In our society, once the lesser issues of food, sex and relationships are sorted out, death is a prime influence over what we do in life. But we’re too scared to talk about it.
Halfway through my first undergraduate year at university, a pupil in my religious studies’ class asked about the Anglican Church’s views on spirit.
The Head of the Religious Department (a prominent figure in the Anglican Church) said, "It doesn't exist."
I was shocked by the implications of his atheistic approach to the fundamentals of religious teaching. Death was lit up starkly. This became the central moment of my short sojourn at university.
Having long since abandoned the Presbyterian religion of youth because of the hypocrisy I saw there, and having been influenced by a long spell working with the Japanese Embassy, this particular moment kicked off a decade or two of major disenchantment with Western religion.

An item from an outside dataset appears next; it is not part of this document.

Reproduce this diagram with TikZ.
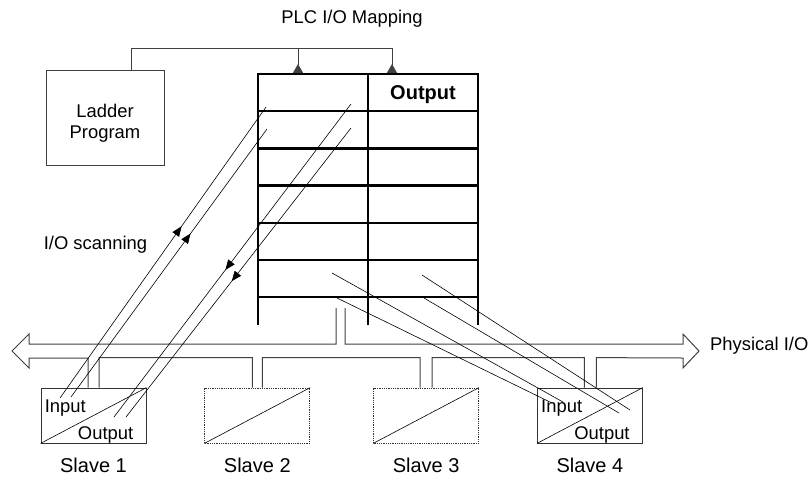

Not one to leave stones unturned, I invited my Eastern Religions’ tutor from the university home for dinner, and his visits became a regular institution. I learned to cook vegetarian food, and listened a lot while my tutor and my husband hotly debated Eastern religious ideas and practice.
My other subject was psychology, and my interest lay with Jung. The combination of Jung’s thinking and Eastern religious ideas gradually gave my studies in astrology a new slant.
I could see where astrology fitted into Eastern religion, and how it provided practical guidelines for living in many Eastern countries.
To leap into the present, I now tend to view most religious faiths as “fragments of a mosaic” (to borrow my late husband’s imagery) from a once ‘living’ teaching; all of it based on the human urge to make sense of living and dying.
Political interests often conspire to obscure those remnants of 'truth' that have come down to us from the past. No matter where or what a religion is based upon, the bone is buried too deeply for most people sniff it out (unless you’re a ‘fire dog’).
That’s where psychic advisors come in. They ask more questions about life and death than the average person; they usually avoid religious dogma; and they perform a hugely unrecognized service to society.
The doctors, the priests and even new age 'cooks' and 'curers' of all kinds still skirt the question of death in our society.
Unlike most Western practitioners, who have plenty of academic and material knowledge but not much experience in dealing openly with human emotions - particularly with skeletons in dark closets - psychics do their best to deal with these questions.
Psychics might not always succeed completely in helping people to get life and death into perspective but they do have the courage to look Death in the face.
For instance, they do this every time they pick up Card 13 of the Major Arcana in the Tarot. And the most amazing thing is that Death really means a ‘new start’. So what does that tell us?
Death is not the end of everything. It is just another corner, and we need to learn how to walk with a friend round that corner. Try talking to a psychic.